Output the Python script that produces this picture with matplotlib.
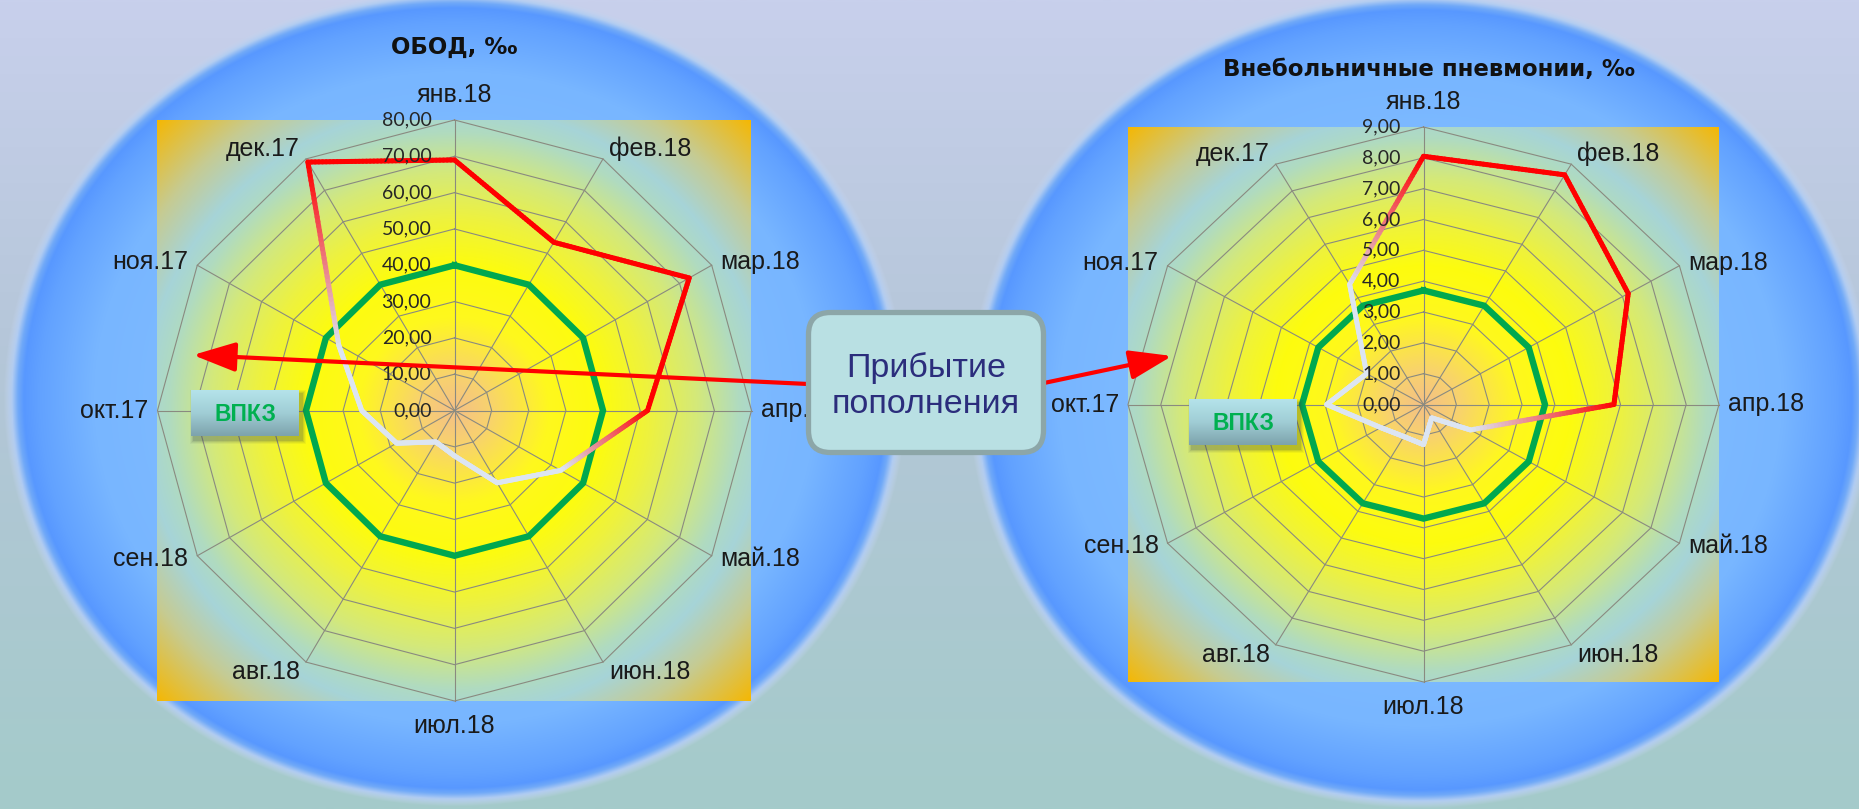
import numpy as np
import matplotlib
matplotlib.use('Agg')
import matplotlib.pyplot as plt
from matplotlib.collections import LineCollection
from matplotlib.patches import FancyBboxPatch, Rectangle
from matplotlib.colors import to_rgb

# months clockwise from the top of each radar
months = ['янв.18', 'фев.18', 'мар.18', 'апр.18', 'май.18', 'июн.18',
          'июл.18', 'авг.18', 'сен.18', 'окт.17', 'ноя.17', 'дек.17']

obod = [69, 53.5, 73, 52, 33, 23, 12.5, 10, 18, 25, 36, 79]
obod_level = 40
obod_ticks = [0, 10, 20, 30, 40, 50, 60, 70, 80]

pneum = [8.05, 8.6, 7.2, 5.8, 1.65, 0.5, 1.3, 1.2, 1.5, 2.95, 2.0, 4.5]
pneum_level = 3.7
pneum_ticks = [0, 1, 2, 3, 4, 5, 6, 7, 8, 9]

titles = ['ОБОД, ‰', 'Внебольничные пневмонии, ‰']
badge = 'ВПКЗ'
callout = 'Прибытие\nпополнения'

W, H = 1859, 809
RED = '#FF0000'
PALE = '#DCE5F2'
GREEN = '#00A84F'


def ramp(t, stops):
    pos = [p for p, _ in stops]
    cols = np.array([to_rgb(c) for _, c in stops])
    return np.dstack([np.interp(t, pos, cols[:, k]) for k in range(3)])


fig = plt.figure(figsize=(W / 100, H / 100), dpi=100)

# ---- background layer (pixel coordinates, y down) ----
bg = fig.add_axes([0, 0, 1, 1], zorder=0)
bg.axis('off')

yy = np.linspace(0, 1, 256)[:, None]
sky = ramp(yy, [(0, '#C8D0EC'), (0.45, '#B4C6D8'), (1, '#A4CBCA')])
bg.imshow(sky, extent=(0, W, H, 0), aspect='auto', interpolation='bilinear')

disc_stops = [(0, '#8EC6FF'), (0.80, '#78B6FF'), (0.92, '#62A2FF'),
              (0.955, '#5898FF'), (0.968, '#70A9F8'), (0.982, '#B2CDF2'),
              (1.0, '#C8D7F0'), (2.0, '#C8D7F0')]
panel_stops = [(0, '#F4C086'), (0.12, '#F8D26E'), (0.32, '#FFF81E'),
               (0.5, '#FDFC0E'), (0.66, '#EEF23E'), (0.82, '#D4E97A'),
               (0.96, '#B0DBC0'), (1.05, '#A6D4D8'), (1.2, '#C6CB92'),
               (1.42, '#F6B700')]


def disc(cx, cy, a, b):
    xs = np.linspace(cx - a, cx + a, 720)
    ys = np.linspace(cy - b, cy + b, 660)
    X, Y = np.meshgrid(xs, ys)
    t = np.hypot((X - cx) / a, (Y - cy) / b)
    rgb = ramp(t, disc_stops)
    alpha = np.clip((1.0 - t) / 0.018, 0, 1)[..., None]
    bg.imshow(np.concatenate([rgb, alpha], axis=2),
              extent=(cx - a, cx + a, cy + b, cy - b),
              aspect='auto', interpolation='bilinear')


def panel(cx, cy, hw, hh):
    xs = np.linspace(cx - hw, cx + hw, 500)
    ys = np.linspace(cy - hh, cy + hh, 500)
    X, Y = np.meshgrid(xs, ys)
    d = np.hypot((X - cx) / hw, (Y - cy) / hh)
    bg.imshow(ramp(d, panel_stops), extent=(cx - hw, cx + hw, cy + hh, cy - hh),
              aspect='auto', interpolation='bilinear')


# plot areas: centre and half sizes, the radar grid fills each one
left_box = (454.5, 410.5, 297, 290.5)
right_box = (1423.5, 404.5, 295.5, 277.5)

disc(455, 398, 452, 409)
disc(1420, 400, 452, 409)
panel(*left_box)
panel(*right_box)

bg.text(454, 47, titles[0], ha='center', va='center', fontsize=16.5,
        fontweight='bold', family='DejaVu Sans', color='#111111')
bg.text(1429, 69, titles[1], ha='center', va='center', fontsize=16.5,
        fontweight='bold', family='DejaVu Sans', color='#111111')
bg.set_xlim(0, W)
bg.set_ylim(H, 0)


# ---- radar charts ----
def radar(box, values, level, ticks, hot):
    cx, cy, rw, rh = box
    ax = fig.add_axes([(cx - rw) / W, 1 - (cy + rh) / H, 2 * rw / W, 2 * rh / H],
                      projection='polar', zorder=1)
    ax.set_aspect('auto')
    ax.set_theta_zero_location('N')
    ax.set_theta_direction(-1)
    ax.set_facecolor('none')
    ax.grid(False)
    ax.spines['polar'].set_visible(False)
    ax.set_xticks([])
    ax.set_yticks([])
    rmax = ticks[-1]
    n = len(months)
    theta = np.arange(n) * 2 * np.pi / n
    tc = np.append(theta, theta[0])

    for v in ticks[1:]:
        ax.plot(tc, [v] * (n + 1), color='#8A8A80', lw=0.8, clip_on=False)
    for th in theta:
        ax.plot([th, th], [0, rmax], color='#8A8A80', lw=0.8, clip_on=False)

    ax.plot(tc, [level] * (n + 1), color=GREEN, lw=4.6, clip_on=False,
            solid_joinstyle='miter')

    # series line, red on the upper months and fading to pale on the rest
    vals = np.append(values, values[0])
    tint = [RED if m in hot else PALE for m in months]
    tint.append(tint[0])
    xs = vals * np.sin(tc)
    ys = vals * np.cos(tc)
    segs, cols = [], []
    s = np.linspace(0, 1, 41)
    for i in range(n):
        px = xs[i] + s * (xs[i + 1] - xs[i])
        py = ys[i] + s * (ys[i + 1] - ys[i])
        th = np.arctan2(px, py)
        rr = np.hypot(px, py)
        c0, c1 = np.array(to_rgb(tint[i])), np.array(to_rgb(tint[i + 1]))
        for k in range(len(s) - 1):
            segs.append([(th[k], rr[k]), (th[k + 1], rr[k + 1])])
            f = (s[k] + s[k + 1]) / 2
            cols.append(c0 + f * (c1 - c0))
    lc = LineCollection(segs, colors=cols, linewidths=3.6, capstyle='round',
                        clip_on=False)
    ax.add_collection(lc)

    for v in ticks:
        ax.annotate(f'{v:.2f}'.replace('.', ','), xy=(0, v), xytext=(-23, 0),
                    textcoords='offset pixels', ha='right', va='center',
                    fontsize=14, family='Lato', color='#262626',
                    annotation_clip=False)

    for th, name in zip(theta, months):
        sn, cs = np.sin(th), np.cos(th)
        if abs(sn) < 0.1:
            ha, off = 'center', (0, 25 * np.sign(cs))
        else:
            ha = 'left' if sn > 0 else 'right'
            if abs(cs) < 0.1:
                off = (9 * np.sign(sn), 0)
            elif abs(cs) > 0.8:
                off = (6 * np.sign(sn), 10 * np.sign(cs))
            else:
                off = (9 * np.sign(sn), 3 * np.sign(cs))
        ax.annotate(name, xy=(th, rmax), xytext=off,
                    textcoords='offset pixels', ha=ha, va='center',
                    fontsize=18, family='Liberation Sans', color='#1A1A1A',
                    annotation_clip=False)
    ax.set_ylim(0, rmax)
    return ax


radar(left_box, obod, obod_level, obod_ticks,
      {'дек.17', 'янв.18', 'фев.18', 'мар.18', 'апр.18'})
radar(right_box, pneum, pneum_level, pneum_ticks,
      {'янв.18', 'фев.18', 'мар.18', 'апр.18'})

# ---- overlay: badges, arrows, callout ----
ov = fig.add_axes([0, 0, 1, 1], zorder=3)
ov.axis('off')
ov.set_facecolor('none')

badge_fill = ramp(np.linspace(0, 1, 64)[:, None],
                  [(0, '#B4E3EA'), (0.5, '#A0CDD5'), (1, '#7DA3AC')])
for x0, y0 in [(191, 390), (1189, 399)]:
    w, h = 108, 46
    for k, a in enumerate([0.06, 0.08, 0.11, 0.16]):
        g = 4 - k
        ov.add_patch(Rectangle((x0 + 3 - g, y0 + 4 - g), w + 2 * g, h + 2 * g,
                               color='#3A4A50', alpha=a, lw=0, zorder=1))
    ov.imshow(badge_fill, extent=(x0, x0 + w, y0 + h, y0), aspect='auto',
              interpolation='bilinear', zorder=2)
    ov.text(x0 + w / 2, y0 + h / 2 + 1, badge, ha='center', va='center',
            fontsize=16.5, fontweight='bold', family='Liberation Sans',
            color='#00B050', zorder=3)

arrow = dict(arrowstyle='-|>,head_length=1.3,head_width=0.45', color=RED,
             lw=3, mutation_scale=20, shrinkA=0, shrinkB=0)
ov.annotate('', xy=(193, 355), xytext=(808, 384), arrowprops=arrow, zorder=4)
ov.annotate('', xy=(1172, 356), xytext=(1044, 383), arrowprops=arrow, zorder=4)

ov.add_patch(FancyBboxPatch((808.5, 312.5), 235, 140,
                            boxstyle='round,pad=0,rounding_size=22',
                            fc='#B9E0E3', ec='#8CA6A8', lw=3.8, zorder=5))
ov.text(926, 386, callout, ha='center', va='center', fontsize=24.5,
        family='Liberation Sans', color='#2B2D7C', linespacing=1.2, zorder=6)

ov.set_xlim(0, W)
ov.set_ylim(H, 0)

fig.savefig('out.png', dpi=100)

== == ==

> **Problem details**
Return the material line for line, from its beginning to the line that contains "from matplotlib.colors import to_rgb", with the pictures left out.

> **Result of the exercise**
Output the Python script that produces this picture with matplotlib.
import numpy as np
import matplotlib
matplotlib.use('Agg')
import matplotlib.pyplot as plt
from matplotlib.collections import LineCollection
from matplotlib.patches import FancyBboxPatch, Rectangle
from matplotlib.colors import to_rgb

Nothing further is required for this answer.